Orders are a huge question mark. Usually SWOs get them in week 10 or week 11, but I've seen classes that didn't get them until a week after graduation - which left the entire class sitting in Student Pool. Exactly what your orders say varies a great deal. Sometimes you'll go straight to B-Doc (more common in the Spring before Academy Graduation / College Graduations). If they don't have immediate B-Doc slots for you they occasionally slot you into a secondary school (electro school for instance), but most often they'll send you to your ship for a while. That's actually the best possible outcome, because everything from B-Doc makes a lot more sense if you have a couple of months on the ship to know what the hell they're teaching you about.

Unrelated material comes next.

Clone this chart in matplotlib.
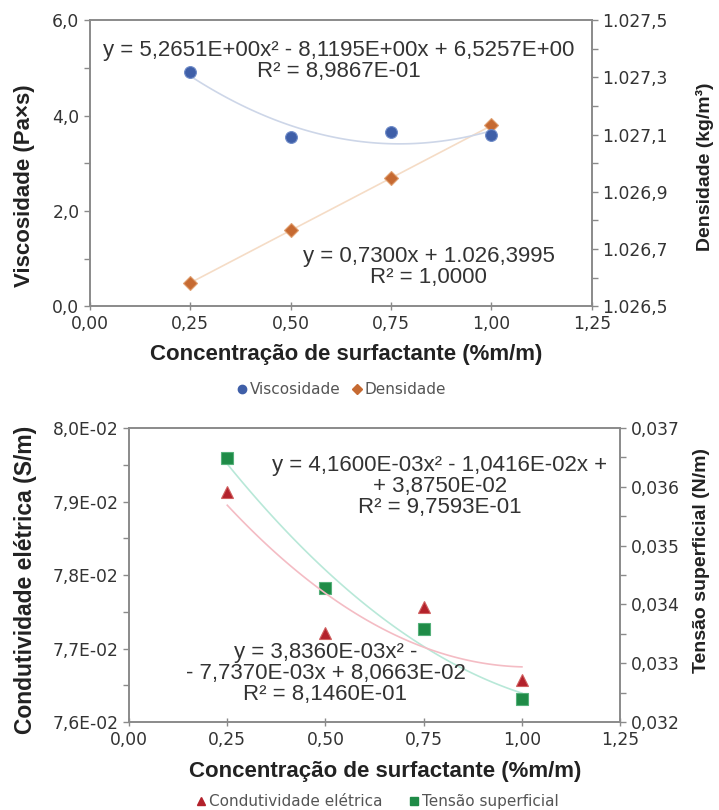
import numpy as np
import matplotlib
matplotlib.use("Agg")
import matplotlib.pyplot as plt
from matplotlib.ticker import FuncFormatter, FixedLocator
from matplotlib.lines import Line2D

plt.rcParams['font.family'] = ['DejaVu Sans']

# data
conc = [0.25, 0.50, 0.75, 1.00]
viscosidade = [4.91, 3.55, 3.65, 3.60]
densidade = [1026.582, 1026.765, 1026.947, 1027.132]
condutividade = [0.07913, 0.07721, 0.07756, 0.07657]
tensao = [0.03649, 0.03428, 0.03359, 0.03239]

x_ticks = [0, 0.25, 0.5, 0.75, 1.0, 1.25]
visc_ticks = [0, 2, 4, 6]
visc_minor = [1, 3, 5]
dens_ticks = [1026.5, 1026.7, 1026.9, 1027.1, 1027.3, 1027.5]
dens_minor = [1026.6, 1026.8, 1027.0, 1027.2, 1027.4]
cond_ticks = [0.076, 0.077, 0.078, 0.079, 0.080]
cond_minor = [0.0765, 0.0775, 0.0785, 0.0795]
tens_ticks = [0.032, 0.033, 0.034, 0.035, 0.036, 0.037]
tens_minor = [0.0325, 0.0335, 0.0345, 0.0355, 0.0365]

eq_visc = ["y = 5,2651E+00x\u00b2 - 8,1195E+00x + 6,5257E+00", "R\u00b2 = 8,9867E-01"]
eq_dens = ["y = 0,7300x + 1.026,3995", "R\u00b2 = 1,0000"]
eq_tens = ["y = 4,1600E-03x\u00b2 - 1,0416E-02x +", "+ 3,8750E-02", "R\u00b2 = 9,7593E-01"]
eq_cond = ["y = 3,8360E-03x\u00b2 -", "- 7,7370E-03x + 8,0663E-02", "R\u00b2 = 8,1460E-01"]

c_visc = '#3f5fa8'
c_dens = '#c66a32'
c_cond = '#b3212b'
c_tens = '#1f8b47'
grey = '#8a8a8a'
txt = '#333333'
lab = '#222222'
arial = 'Liberation Sans'


def comma(fmt):
    return FuncFormatter(lambda v, p: (fmt % v).replace('.', ','))


def dens_fmt(v, p):
    s = '%.1f' % v
    ip, dp = s.split('.')
    return ip[:-3] + '.' + ip[-3:] + ',' + dp


def sci_fmt(v, p):
    return ('%.1E' % v).replace('.', ',')


def trend(x, y, deg):
    coef = np.polyfit(x, y, deg)
    xs = np.linspace(min(x), max(x), 100)
    return xs, np.polyval(coef, xs)


def style(ax):
    for s in ax.spines.values():
        s.set_color(grey)
        s.set_linewidth(1.2)
    ax.tick_params(axis='both', which='both', colors=grey, labelcolor=txt,
                   labelsize=12.3, direction='out', length=4, width=1)
    ax.tick_params(axis='x', direction='inout', length=6)


def eq_text(ax, lines, x, y):
    ax.text(x, y, '\n'.join(lines), transform=ax.transAxes, ha='center',
            va='center', fontsize=16, color=txt, linespacing=1.0,
            family=arial)


fig = plt.figure(figsize=(7.19, 8.10), dpi=100)

# ---------------- top chart ----------------
ax1 = fig.add_axes([0.125, 0.622, 0.698, 0.353])
ax2 = ax1.twinx()
ax1.set_zorder(ax2.get_zorder() + 1)
ax1.patch.set_visible(False)

xs, ys = trend(conc, viscosidade, 2)
ax1.plot(xs, ys, color='#cdd6e8', lw=1.2)
xs, ys = trend(conc, densidade, 1)
ax2.plot(xs, ys, color='#f5dcc6', lw=1.2)
ax2.plot(conc, densidade, 'D', color=c_dens, ms=7, mec='#e0a070', mew=0.8)
ax1.plot(conc, viscosidade, 'o', color=c_visc, ms=8.5, mec='#6f8cc8', mew=0.8)

ax1.set_xlim(0, 1.25)
ax1.set_ylim(0, 6)
ax2.set_ylim(1026.5, 1027.5)
ax1.xaxis.set_major_locator(FixedLocator(x_ticks))
ax1.yaxis.set_major_locator(FixedLocator(visc_ticks))
ax1.yaxis.set_minor_locator(FixedLocator(visc_minor))
ax2.yaxis.set_major_locator(FixedLocator(dens_ticks))
ax2.yaxis.set_minor_locator(FixedLocator(dens_minor))
ax1.xaxis.set_major_formatter(comma('%.2f'))
ax1.yaxis.set_major_formatter(comma('%.1f'))
ax2.yaxis.set_major_formatter(FuncFormatter(dens_fmt))
style(ax1)
style(ax2)

ax1.set_xlabel('Concentra\u00e7\u00e3o de surfactante (%m/m)', fontsize=16,
               fontweight='bold', color=lab, family=arial)
ax1.xaxis.set_label_coords(0.51, -0.133)
ax1.set_ylabel('Viscosidade (Pa\u00d7s)', fontsize=16, fontweight='bold',
               color=lab, family=arial)
ax1.yaxis.set_label_coords(-0.11, 0.42)
ax2.set_ylabel('Densidade (kg/m\u00b3)', fontsize=14, fontweight='bold',
               color=lab, family=arial)
ax2.yaxis.set_label_coords(1.207, 0.486)

eq_text(ax1, eq_visc, 0.496, 0.857)
eq_text(ax1, eq_dens, 0.675, 0.136)

h1 = [Line2D([], [], marker='o', ls='', color=c_visc, ms=6),
      Line2D([], [], marker='D', ls='', color=c_dens, ms=5)]
fig.legend(h1, ['Viscosidade', 'Densidade'], loc='center',
           bbox_to_anchor=(0.473, 0.519), ncol=2, frameon=False, fontsize=11,
           handletextpad=0.0, columnspacing=0.6, labelcolor='#555555',
           handlelength=1.0)

# ---------------- bottom chart ----------------
ax3 = fig.add_axes([0.1795, 0.1086, 0.683, 0.363])
ax4 = ax3.twinx()
ax3.set_zorder(ax4.get_zorder() + 1)
ax3.patch.set_visible(False)

xs, ys = trend(conc, condutividade, 2)
ax3.plot(xs, ys, color='#f4bcc4', lw=1.2)
xs, ys = trend(conc, tensao, 2)
ax4.plot(xs, ys, color='#b8e8d8', lw=1.2)
ax4.plot(conc, tensao, 's', color=c_tens, ms=9, mec='#55b07a', mew=0.8)
ax3.plot(conc, condutividade, '^', color=c_cond, ms=8.5, mec='#d06060', mew=0.8)

ax3.set_xlim(0, 1.25)
ax3.set_ylim(0.076, 0.080)
ax4.set_ylim(0.032, 0.037)
ax3.xaxis.set_major_locator(FixedLocator(x_ticks))
ax3.yaxis.set_major_locator(FixedLocator(cond_ticks))
ax3.yaxis.set_minor_locator(FixedLocator(cond_minor))
ax4.yaxis.set_major_locator(FixedLocator(tens_ticks))
ax4.yaxis.set_minor_locator(FixedLocator(tens_minor))
ax3.xaxis.set_major_formatter(comma('%.2f'))
ax3.yaxis.set_major_formatter(FuncFormatter(sci_fmt))
ax4.yaxis.set_major_formatter(comma('%.3f'))
style(ax3)
style(ax4)

ax3.set_xlabel('Concentra\u00e7\u00e3o de surfactante (%m/m)', fontsize=16,
               fontweight='bold', color=lab, family=arial)
ax3.xaxis.set_label_coords(0.521, -0.133)
ax3.set_ylabel('Condutividade el\u00e9trica (S/m)', fontsize=16.5,
               fontweight='bold', color=lab, family=arial)
ax3.yaxis.set_label_coords(-0.188, 0.483)
ax4.set_ylabel('Tens\u00e3o superficial (N/m)', fontsize=14, fontweight='bold',
               color=lab, family=arial)
ax4.yaxis.set_label_coords(1.149, 0.551)

eq_text(ax3, eq_tens, 0.633, 0.80)
eq_text(ax3, eq_cond, 0.40, 0.165)

h2 = [Line2D([], [], marker='^', ls='', color=c_cond, ms=6),
      Line2D([], [], marker='s', ls='', color=c_tens, ms=6)]
fig.legend(h2, ['Condutividade el\u00e9trica', 'Tens\u00e3o superficial'],
           loc='center', bbox_to_anchor=(0.523, 0.01), ncol=2, frameon=False,
           fontsize=11, handletextpad=0.0, columnspacing=1.6,
           labelcolor='#555555', handlelength=1.0)

fig.savefig('out.png', dpi=100)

If you do get ship orders though, typically your orders have a "no later than" date - usually it's the end of a month. For example, if you graduated on May 9th, your orders might call for you to report in May.

Until you check in with your ship, you'll simply be charged leave (3 months of OCS means you graduate with 7.5 days). If you are flying they'll give you a day for travel. If you're driving you'll get like 1 day per 400 miles or some such. I, for instance, graduated and took 7 days of leave to head home and put affairs in order before flying out to my ship. The key is to keep in contact with your sponsor on the ship (your orders should include a way to contact the ship for a sponsor) and let them know what you're doing so you don't show up as the random new guy that no one knows what to do with.